Sous le régime de l’Édit de Nantes (1598) qui reconnaissait des droits à la « religion prétendue réformée », les protestants pouvaient se marier selon leurs institutions, avec un contrôle des empêchements par des juges royaux suffisamment impartiaux. Mais que vont-ils devenir après la Révocation de 1685 ? S’ils se refusent à contracter leur mariage devant le curé catholique, ils sont en concubinage, leurs enfants sont des bâtards, la transmission des patrimoines ne peut plus se faire. La situation est intenable, et pendant tout le 18e siècle alternèrent des tentatives d’expédients boiteux et des moments de répression qui dans la deuxième moitié du siècle choquent de plus en plus les esprits. Quand Louis XVI en 1787 signe enfin un édit de tolérance au profit des non catholiques du royaume, l’édit stipule qu’ils déclareront leur mariage devant un juge royal ou le curé de la paroisse agissant en tant qu’officier de l’état civil. Les naissances et les décès seront enregistrés de même. Un état civil royal échappant à la juridiction catholique s’est ainsi installé pour une partie de la population française.

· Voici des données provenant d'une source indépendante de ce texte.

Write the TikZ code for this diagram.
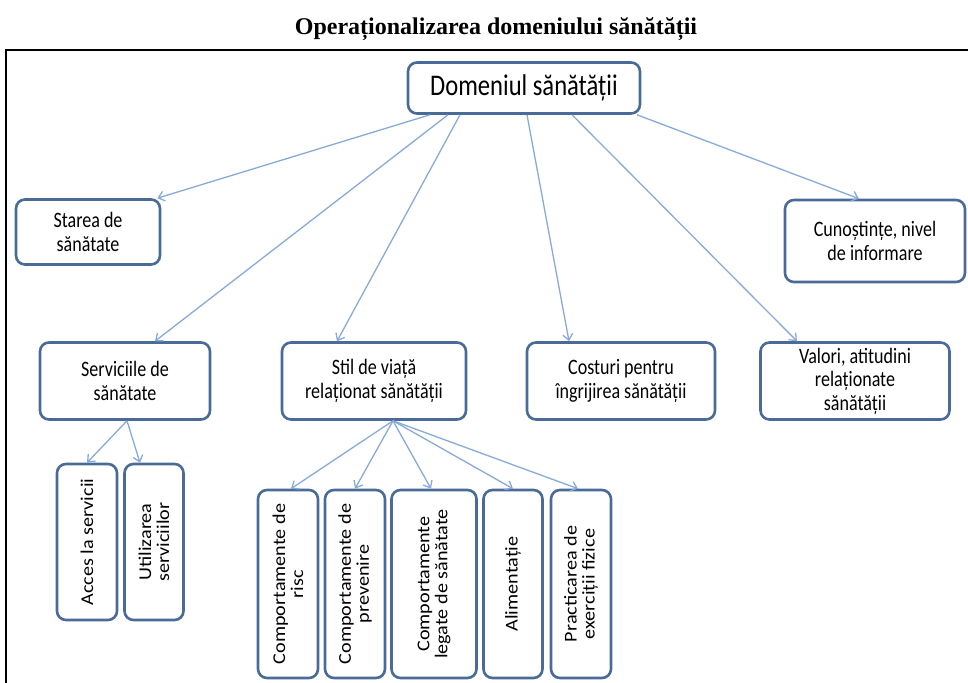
\documentclass[tikz,border=0pt]{standalone}
\usepackage{fontspec}
\setmainfont{Carlito}
\newfontfamily\titlefont{Liberation Serif}
\newfontfamily\boxfont{Carlito}[FakeStretch=0.82]
\newfontfamily\vertfont{Carlito}[FakeStretch=1.12]
\usepackage{tikz}
\usetikzlibrary{arrows.meta,positioning}
\definecolor{FrameBlue}{HTML}{4A6B98}
\definecolor{LinkBlue}{HTML}{88AAD8}
\tikzset{
  HB/.style={rectangle,rounded corners=9pt,draw=FrameBlue,line width=2.6pt,
             fill=white,align=center,inner sep=2pt,
             font=\boxfont\fontsize{22}{23.5}\selectfont},
  VB/.style={HB,rotate=90,font=\vertfont\fontsize{18}{18}\selectfont},
  arr/.style={-{Straight Barb[length=6pt,width=10pt]},line width=1.3pt,LinkBlue}
}

\begin{document}
\begin{tikzpicture}[x=1pt,y=-1pt]
  \useasboundingbox (0,0) rectangle (968,682);
  \clip (0,0) rectangle (968,682);
  \node[font=\titlefont\bfseries\fontsize{24}{26}\selectfont] (title) at (496,29) {Operaționalizarea domeniului sănătății};
  \draw[line width=2pt] (6,50) rectangle (990,700);

  % top level
  \node[HB,minimum width=232pt,minimum height=51pt,font=\boxfont\fontsize{30}{32}\selectfont] (root) at (524,88) {Domeniul sănătății};
  \node[HB,minimum width=144pt,minimum height=65pt] (starea) at (88,232) {Starea de\\sănătate};
  \node[HB,minimum width=180pt,minimum height=82pt] (cuno) at (875,241) {Cunoștințe, nivel\\de informare};
  \node[HB,minimum width=170pt,minimum height=77pt] (serv) at (125,381) {Serviciile de\\sănătate};
  \node[HB,minimum width=184pt,minimum height=77pt] (stil) at (374,381) {Stil de viață\\relaționat sănătății};
  \node[HB,minimum width=188pt,minimum height=77pt] (cost) at (621,381) {Costuri pentru\\îngrijirea sănătății};
  \node[HB,minimum width=189pt,minimum height=77pt] (valori) at (855,381) {Valori, atitudini\\relaționate\\sănătății};

  % vertical boxes
  \node[VB,minimum width=156pt,minimum height=60pt] (acces) at (87,542) {Acces la servicii};
  \node[VB,minimum width=156pt,minimum height=59pt] (util) at (154,542) {Utilizarea\\serviciilor};
  \node[VB,minimum width=188pt,minimum height=60pt] (risc) at (288,584) {Comportamente de\\risc};
  \node[VB,minimum width=188pt,minimum height=60pt] (prev) at (355,584) {Comportamente de\\prevenire};
  \node[VB,minimum width=188pt,minimum height=85pt] (leg) at (434,584) {Comportamente\\legate de sănătate};
  \node[VB,minimum width=188pt,minimum height=59pt] (alim) at (513,584) {Alimentație};
  \node[VB,minimum width=188pt,minimum height=60pt] (pract) at (581,584) {Practicarea de\\exerciții fizice};

  \draw[arr] ([xshift=-94pt]root.south) -- ([xshift=-4pt]starea.north east);
  \draw[arr] ([xshift=-76pt]root.south) -- ([xshift=30pt]serv.north);
  \draw[arr] ([xshift=-64pt]root.south) -- ([xshift=-37pt]stil.north);
  \draw[arr] ([xshift=3pt]root.south) -- ([xshift=-52pt]cost.north);
  \draw[arr] ([xshift=48pt]root.south) -- ([xshift=-58pt]valori.north);
  \draw[arr] ([xshift=113pt]root.south) -- ([xshift=-16pt]cuno.north);

  \draw[arr] ([xshift=2pt]serv.south) -- (acces.east);
  \draw[arr] ([xshift=2pt]serv.south) -- ([xshift=-14pt]util.east);

  \draw[arr] ([xshift=19pt]stil.south) -- ([xshift=3pt]risc.east);
  \draw[arr] ([xshift=19pt]stil.south) -- (prev.east);
  \draw[arr] ([xshift=19pt]stil.south) -- ([xshift=-3pt]leg.east);
  \draw[arr] ([xshift=19pt]stil.south) -- (alim.east);
  \draw[arr] ([xshift=19pt]stil.south) -- ([xshift=-3pt]pract.east);
\end{tikzpicture}
\end{document}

En cette seconde moitié du 18e siècle, parallèlement à ce qui se passe en France, il faut considérer l’Empire autrichien, où règne maintenant Joseph II, fils de l’impératrice Marie-Thérèse et frère de Marie-Antoinette. On appelle « joséphisme » la tentative de cet empereur de s’opposer à l’emprise, accrue au cours des derniers siècles, du pape sur les épiscopats locaux : chaque évêque devrait pouvoir, comme dans les premiers siècles, régler nombre de problèmes sans en référer à Rome, et l’empereur catholique entend légiférer lui-même sur la vie de l’Église dans tous les territoires qui dépendent de lui, des Pays-Bas du sud (l’actuelle Belgique) à la Hongrie et à la Lombardie. C’est à ses consignes à lui que ses évêques devront se conformer, sans en chercher à Rome ni en élaborer entre eux. Il a dès 1781 publié un Édit de tolérance qui légitime les cultes non catholiques ; cette liberté entraîne de nombreux mariages mixtes et l’empereur légifère sur leurs modalités. En 1784 il réforme la liste des empêchements à un mariage légitime. Dans l’Empire le pouvoir civil a ainsi mis la main sur le mariage, en affirmant son droit de gérer le contrat sans lequel il n’y a pas de sacrement, ce qui fait dépendre la validité du sacrement lui-même des décisions de l’État. Le pape Pie VI ne l’entend pas ainsi, et publie, à l’occasion de conflits précis dans le détail desquels on n’entrera pas, des textes qui revendiquent pour l’Église et pour le Saint Siège l’exclusivité de la gestion du sacrement de mariage, ce qui entraîne que la gestion du contrat, qui est inséparable du sacrement, ne peut s’écarter de ce que l’Église a fixé. Les positions sont inconciliables, mais le pape n’ira pas jusqu’à la rupture avec l’empereur : entre temps la Révolution française va lui donner d’autres soucis.